>>>

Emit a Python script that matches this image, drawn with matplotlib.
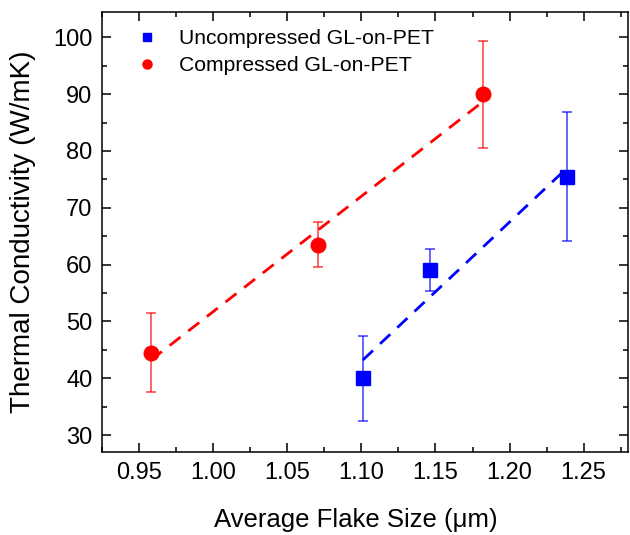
import numpy as np
import matplotlib
matplotlib.use("Agg")
import matplotlib.pyplot as plt
from matplotlib.ticker import MultipleLocator, FormatStrFormatter

plt.rcParams["font.family"] = ["Liberation Sans", "DejaVu Sans"]

# Uncompressed GL-on-PET
unc_x = [1.101, 1.146, 1.239]
unc_y = [40.0, 59.0, 75.5]
unc_err = [7.5, 3.7, 11.4]

# Compressed GL-on-PET
comp_x = [0.958, 1.071, 1.182]
comp_y = [44.5, 63.5, 90.0]
comp_err = [7.0, 4.0, 9.4]

fig = plt.figure(figsize=(6.3, 5.35), dpi=100)
ax = fig.add_axes([0.162, 0.155, 0.835, 0.823])

for xs, ys, es, c, m, ms, lab in [
    (unc_x, unc_y, unc_err, "#0000ff", "s", 9.5, "Uncompressed GL-on-PET"),
    (comp_x, comp_y, comp_err, "#ff0000", "o", 10.5, "Compressed GL-on-PET"),
]:
    ax.errorbar(xs, ys, yerr=es, fmt="none", ecolor=c, alpha=0.7,
                elinewidth=1.2, capsize=3.5, capthick=1.2, zorder=2)
    ax.plot(xs, ys, m, color=c, ms=ms, ls="none", label=lab, zorder=3)
    # linear fit through the points
    k, b = np.polyfit(xs, ys, 1)
    fx = np.array([min(xs), max(xs)])
    ax.plot(fx, k * fx + b, "--", color=c, lw=2.0, dashes=(5, 3.5), zorder=1)

ax.set_xlim(0.925, 1.28)
ax.set_ylim(27, 104.5)
ax.xaxis.set_major_locator(MultipleLocator(0.05))
ax.xaxis.set_minor_locator(MultipleLocator(0.025))
ax.yaxis.set_major_locator(MultipleLocator(10))
ax.yaxis.set_minor_locator(MultipleLocator(5))
ax.xaxis.set_major_formatter(FormatStrFormatter("%.2f"))
ax.tick_params(which="both", direction="in", top=True, right=True,
               labelsize=17, width=1.1, pad=7)
ax.tick_params(which="major", length=6.5)
ax.tick_params(which="minor", length=3.5)
for s in ax.spines.values():
    s.set_linewidth(1.1)

ax.set_xlabel("Average Flake Size (μm)", fontsize=18.5)
ax.xaxis.set_label_coords(0.483, -0.126)
ax.set_ylabel("Thermal Conductivity (W/mK)", fontsize=20, labelpad=12)

ax.legend(loc="upper left", bbox_to_anchor=(0.018, 1.003), frameon=False,
          fontsize=15.2, handletextpad=0.7, markerscale=0.62,
          borderaxespad=0.5, labelspacing=0.38, handlelength=1.6)

fig.savefig("out.png", dpi=100)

<<<

* Task to carry out *
Begin at the first line of the material and copy each line exactly through the one containing "ax.plot(fx, k *". Omit pictures.

* Completed task *
Emit a Python script that matches this image, drawn with matplotlib.
import numpy as np
import matplotlib
matplotlib.use("Agg")
import matplotlib.pyplot as plt
from matplotlib.ticker import MultipleLocator, FormatStrFormatter

plt.rcParams["font.family"] = ["Liberation Sans", "DejaVu Sans"]

# Uncompressed GL-on-PET
unc_x = [1.101, 1.146, 1.239]
unc_y = [40.0, 59.0, 75.5]
unc_err = [7.5, 3.7, 11.4]

# Compressed GL-on-PET
comp_x = [0.958, 1.071, 1.182]
comp_y = [44.5, 63.5, 90.0]
comp_err = [7.0, 4.0, 9.4]

fig = plt.figure(figsize=(6.3, 5.35), dpi=100)
ax = fig.add_axes([0.162, 0.155, 0.835, 0.823])

for xs, ys, es, c, m, ms, lab in [
    (unc_x, unc_y, unc_err, "#0000ff", "s", 9.5, "Uncompressed GL-on-PET"),
    (comp_x, comp_y, comp_err, "#ff0000", "o", 10.5, "Compressed GL-on-PET"),
]:
    ax.errorbar(xs, ys, yerr=es, fmt="none", ecolor=c, alpha=0.7,
                elinewidth=1.2, capsize=3.5, capthick=1.2, zorder=2)
    ax.plot(xs, ys, m, color=c, ms=ms, ls="none", label=lab, zorder=3)
    # linear fit through the points
    k, b = np.polyfit(xs, ys, 1)
    fx = np.array([min(xs), max(xs)])
    ax.plot(fx, k * fx + b, "--", color=c, lw=2.0, dashes=(5, 3.5), zorder=1)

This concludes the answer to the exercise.